#### Aim of the exercise:
Set down the data below from its first line to the line holding "(security) at (318,444)", inclusive; omit all pictures.

#### Material shown:
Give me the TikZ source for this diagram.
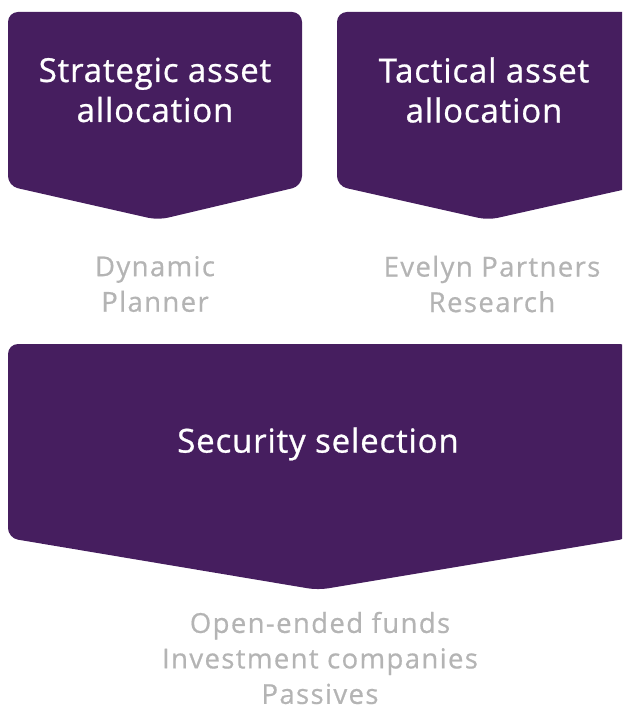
\documentclass[tikz,border=0pt]{standalone}
\usepackage{fontspec}
\setmainfont{Open Sans}
\newfontfamily\titlefont{Open Sans}[LetterSpace=2.5, FakeBold=0.8]
\newfontfamily\sourcefont{Open Sans}[LetterSpace=5, FakeBold=0.6]
\usepackage{xcolor}
\usetikzlibrary{positioning, calc}
\definecolor{plum}{HTML}{461E5F}
\definecolor{softgrey}{HTML}{B4B4B4}

\tikzset{
  chevron/.style={fill=plum, draw=none, rounded corners=10pt},
  title/.style={text=white, align=center, inner sep=0pt, font=\titlefont\fontsize{33}{40}\selectfont},
  source/.style={text=softgrey, align=center, inner sep=0pt, font=\sourcefont\fontsize{27.5}{35.5}\selectfont}
}

\begin{document}
\begin{tikzpicture}[x=1pt,y=-1pt]
            \useasboundingbox (0,0) rectangle (622,711);
            \clip (0,0) rectangle (622,711);

            % chevrons
            \fill[chevron] (8,12) -- (302,12) -- (302,186) -- (158,220) -- (8,186) -- cycle;
            \fill[chevron] (337,12) -- (640,12) -- (640,186) -- (488,220) -- (337,186) -- cycle;
            \fill[chevron] (8,344) -- (630,344) -- (630,538) -- (318,590) -- (8,538) -- cycle;

            \node[title] (strategic) at (155,90) {Strategic asset\\allocation};
            \node[title] (tactical) at (484,90) {Tactical asset\\allocation};
            \node[title] (security) at (318,444) {Security selection};

            \node[source] (dynamic) at (155,284) {Dynamic\\Planner};
            \node[source] (evelyn) at (492,284) {Evelyn Partners\\Research};
            \node[source] (vehicles) at (320,658) {Open-ended funds\\Investment companies\\Passives};
        \end{tikzpicture}
\end{document}
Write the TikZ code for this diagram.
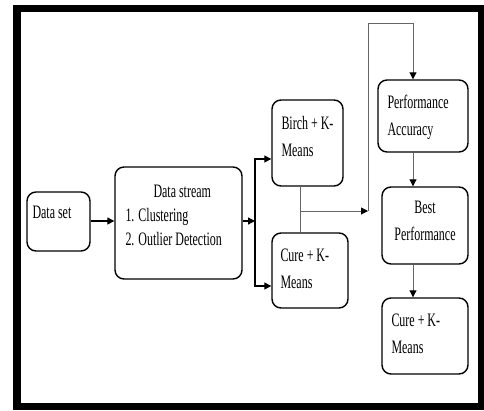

#### Exercise output:
Give me the TikZ source for this diagram.
\documentclass[tikz,border=0pt]{standalone}
\usepackage{fontspec}
\setmainfont{Open Sans}
\newfontfamily\titlefont{Open Sans}[LetterSpace=2.5, FakeBold=0.8]
\newfontfamily\sourcefont{Open Sans}[LetterSpace=5, FakeBold=0.6]
\usepackage{xcolor}
\usetikzlibrary{positioning, calc}
\definecolor{plum}{HTML}{461E5F}
\definecolor{softgrey}{HTML}{B4B4B4}

\tikzset{
  chevron/.style={fill=plum, draw=none, rounded corners=10pt},
  title/.style={text=white, align=center, inner sep=0pt, font=\titlefont\fontsize{33}{40}\selectfont},
  source/.style={text=softgrey, align=center, inner sep=0pt, font=\sourcefont\fontsize{27.5}{35.5}\selectfont}
}

\begin{document}
\begin{tikzpicture}[x=1pt,y=-1pt]
            \useasboundingbox (0,0) rectangle (622,711);
            \clip (0,0) rectangle (622,711);

            % chevrons
            \fill[chevron] (8,12) -- (302,12) -- (302,186) -- (158,220) -- (8,186) -- cycle;
            \fill[chevron] (337,12) -- (640,12) -- (640,186) -- (488,220) -- (337,186) -- cycle;
            \fill[chevron] (8,344) -- (630,344) -- (630,538) -- (318,590) -- (8,538) -- cycle;

            \node[title] (strategic) at (155,90) {Strategic asset\\allocation};
            \node[title] (tactical) at (484,90) {Tactical asset\\allocation};
            \node[title] (security) at (318,444) {Security selection};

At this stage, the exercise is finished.